Буквальное, или, если угодно, примитивно материалистическое, прочтение Священного писания подкрепляло практику применения оружия, включив его в новую систему ценностей. Меч - символ силы, справедливости, отмщения, не так ли? Разве Иисус не сказал, что не мир, но меч принес он на землю? У кого нет меча, пусть продаст плащ свой и купит меч? Не призывал ли св. Павел взять в руки меч господен, то есть слово господне? Не сказано ли в "Откровении от Иоанна" об обоюдоостром мече, исходящем из уст восседающего на белом коне и ведущего за собой рать ангельскую? Возражать, что аллегорический смысл всех этих призывов содержит отрицание применения оружия в земном царстве, бесполезно.
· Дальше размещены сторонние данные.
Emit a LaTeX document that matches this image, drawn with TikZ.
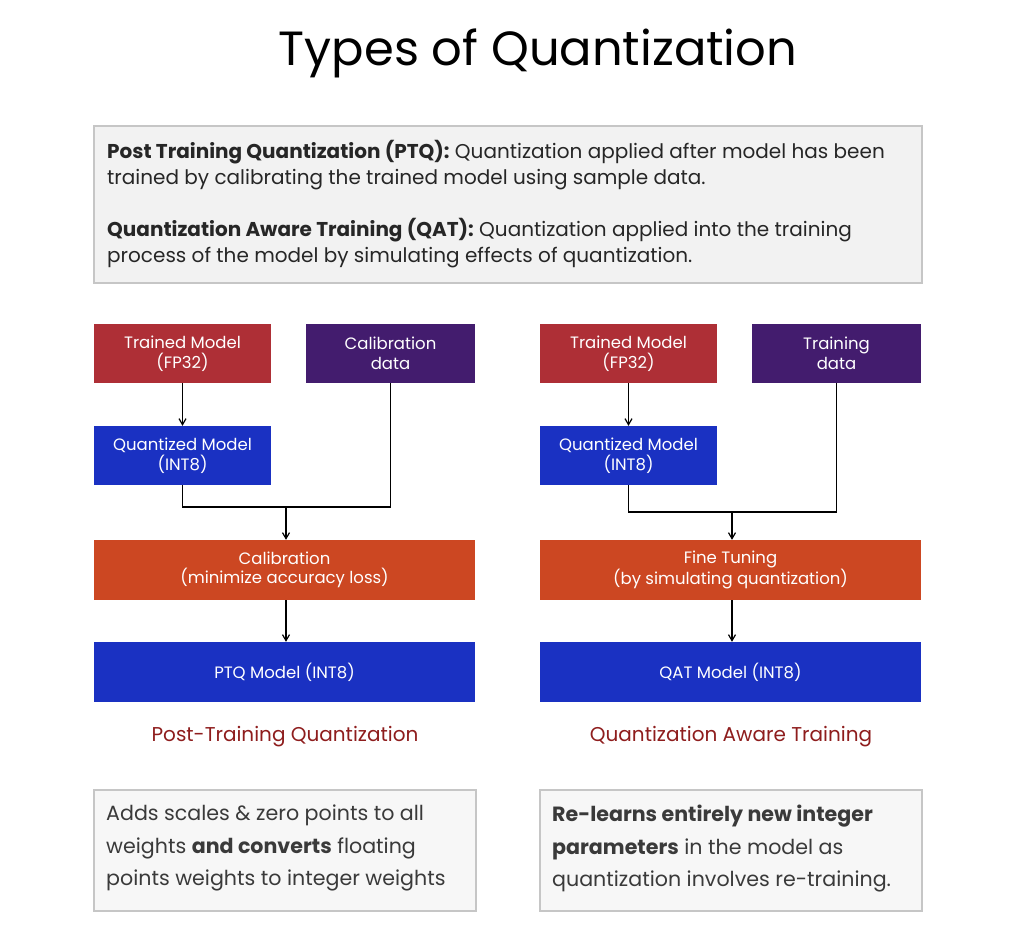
\documentclass[tikz,border=0pt]{standalone}
\usepackage{fontspec}
\setmainfont{Poppins}
\usetikzlibrary{arrows.meta}
\definecolor{redbox}{HTML}{AE2F36}
\definecolor{purplebox}{HTML}{431C6E}
\definecolor{bluebox}{HTML}{1A31C2}
\definecolor{orangebox}{HTML}{CC4722}
\definecolor{capred}{HTML}{8E1D1D}
\definecolor{infofill}{HTML}{F2F2F2}
\definecolor{infoline}{HTML}{C6C6C6}
\definecolor{notefill}{HTML}{F7F7F7}
\definecolor{notetext}{HTML}{3A3A3A}
\tikzset{
  box/.style={draw=none, inner sep=0pt, align=center, text=white,
    font=\fontsize{16.5}{19.5}\selectfont},
  conn/.style={draw=black, line width=1.2pt},
  arr/.style={conn, -{Straight Barb[length=6pt,width=7pt]}},
  info/.style={fill=infofill, draw=infoline, line width=2pt},
  note/.style={fill=notefill, draw=infoline, line width=2pt},
}
\begin{document}
\begin{tikzpicture}[x=1pt,y=-1pt]
\useasboundingbox (0,0) rectangle (1017,938);
% title
\node[font=\fontsize{48}{52}\selectfont] (title) at (538,53) {Types of Quantization};
% info box
\draw[info] (94,126) rectangle (922,283);
\node[anchor=north west, align=left, inner sep=0pt, text=black!85,
  font=\fontsize{20}{26}\selectfont] (infotext) at (107,140)
  {\textbf{Post Training Quantization (PTQ):} Quantization applied after model has been\\
   trained by calibrating the trained model using sample data.\\[26pt]
   \textbf{Quantization Aware Training (QAT):} Quantization applied into the training\\
   process of the model by simulating effects of quantization.};
% ---------- left ----------
\node[box, fill=redbox, minimum width=177pt, minimum height=59pt] (tm1) at (182.5,353.5) {Trained Model\\(FP32)};
\node[box, fill=purplebox, minimum width=169pt, minimum height=59pt] (cd1) at (390.5,353.5) {Calibration\\data};
\node[box, fill=bluebox, minimum width=177pt, minimum height=59pt] (qm1) at (182.5,455.5) {Quantized Model\\(INT8)};
\node[box, fill=orangebox, minimum width=381pt, minimum height=60pt] (cal1) at (284.5,570) {Calibration\\(minimize accuracy loss)};
\node[box, fill=bluebox, minimum width=381pt, minimum height=60pt] (out1) at (284.5,672) {PTQ Model (INT8)};
\coordinate (j1) at (286,507);
\draw[arr] (tm1) -- (qm1);
\draw[conn] (qm1.south) |- (j1) -| (cd1.south);
\draw[arr] (j1) -- (j1 |- cal1.north);
\draw[arr] (j1 |- cal1.south) -- (j1 |- out1.north);
\node[text=capred, font=\fontsize{20}{23}\selectfont] (lab1) at (285,737) {Post-Training Quantization};
\draw[note] (94,790) rectangle (476,911);
\node[anchor=north west, align=left, inner sep=0pt, text=notetext,
  font=\fontsize{20.6}{32.5}\selectfont] (note1) at (106,805)
  {Adds scales \& zero points to all\\
   weights \textbf{and converts} floating\\
   points weights to integer weights};
% ---------- right ----------
\node[box, fill=redbox, minimum width=177pt, minimum height=59pt] (tm2) at (628.5,353.5) {Trained Model\\(FP32)};
\node[box, fill=purplebox, minimum width=169pt, minimum height=59pt] (cd2) at (836.5,353.5) {Training\\data};
\node[box, fill=bluebox, minimum width=177pt, minimum height=59pt] (qm2) at (628.5,455.5) {Quantized Model\\(INT8)};
\node[box, fill=orangebox, minimum width=381pt, minimum height=60pt] (cal2) at (730.5,570) {Fine Tuning\\(by simulating quantization)};
\node[box, fill=bluebox, minimum width=381pt, minimum height=60pt] (out2) at (730.5,672) {QAT Model (INT8)};
\coordinate (j2) at (732,512);
\draw[arr] (tm2) -- (qm2);
\draw[conn] (qm2.south) |- (j2) -| (cd2.south);
\draw[arr] (j2) -- (j2 |- cal2.north);
\draw[arr] (j2 |- cal2.south) -- (j2 |- out2.north);
\node[text=capred, font=\fontsize{20}{23}\selectfont] (lab2) at (731,737) {Quantization Aware Training};
\draw[note] (540,790) rectangle (922,911);
\node[anchor=north west, align=left, inner sep=0pt, text=notetext,
  font=\fontsize{20.6}{32.5}\selectfont] (note2) at (552,805)
  {\textbf{Re-learns entirely new integer}\\
   \textbf{parameters} in the model as\\
   quantization involves re-training.};
\end{tikzpicture}
\end{document}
Слова, особенно в понимании народов, приученных к магии, обладают самостоятельной ценностью, выходящей за рамки концепций, которые они выражают. Но сейчас нас интересует не столько действительное значение оружия в Священном писании, сколько тот смысл, который видели в нем "варвары".
Разумеется, с победой христианства мечи более не освящают при помощи рунических заклятий, хотя вполне вероятно, что в тайных закопченных мастерских германские кузнецы по-прежнему нашептывают за работой древние carmina, заклиная владыку подземного царства. Быть может, в намерения тех, кто насаждал христианство, входило, чтобы освящение оружия соответствовало двум взаимодополняющим целям: во-первых, ввести в круг христианской культуры, так сказать, "окрестить" древний священный обычай; во-вторых, изгнать во имя Христа дьявольские силы, гнездящиеся в оружии, очистить от них последнее прибежище старых языческих богов. Литургическое освящение сменяет древний магический ритуал. Вместо рун - надписи, в том числе и религиозного содержания. Не исключено, что справедливо мнение, будто при принесении присяги в христианскую эпоху главное значение имел не клинок меча, а рукоять. Действительно, в средние века рукоять меча все чаще использовалась в качестве хранилища реликвий. Приобретение рукоятью крестообразной формы могло привести при совершении ритуального акта к "исчезновению" функциональной значимости меча как орудия войны. Он становился символом, священным предметом. Однако христианское средневековье, хотя и пыталось заменить оружие святыми мощами при принесении присяги, в конце концов предпочло двусмысленность, заключив реликвии в рукоять холодного оружия.
С одной стороны, речь шла, по сути дела, об ассоциативной связи между хранилищем святынь и оружием, устанавливавшейся с той целью, чтобы клялись на святыне, а не на оружии как таковом; при этом отнюдь не страдали традиционные чувства германского воина, в нем не возбуждались отрицательные эмоции по отношению к новой религии. Но с другой стороны, не имеем ли мы дело с неким экспериментом, если и не магическим по своей сути, то уж, во всяком случае, имеющим определенный магический компонент? Вделанные в рукоять святыни, быть может, увеличивали силу оружия, обеспечивая неуязвимость своего хозяина наподобие волшебных мечей германского эпоса, тех самых, которые пели и жаждали кровопролития. Сама крестовина рукояти на протяжении всего "золотого времени" рыцарства, не выполняла ли она апотропеическую функцию? "Се крест Господен, которого бегут враги",гласила, например, ритуальная формула поклонения св. распятию. Снова война как психомахия. В эту концепцию прекрасным образом вписывается и этот элемент.
Вспомним великолепный пример оружия - хранилища святыни. В рукоять своего меча-спаты Дюрандаль Роланд вделал: кровь св. Василия, нетленный зуб св. Петра, власы Дионисия, божия человека, обрывок ризы Приснодевы Марии. В рукояти другого меча - гвоздь из распятия. Воин, присягнувший на подобной святыне и нарушивший данное слово, был уже не просто клятвопреступником. Он совершал святотатство.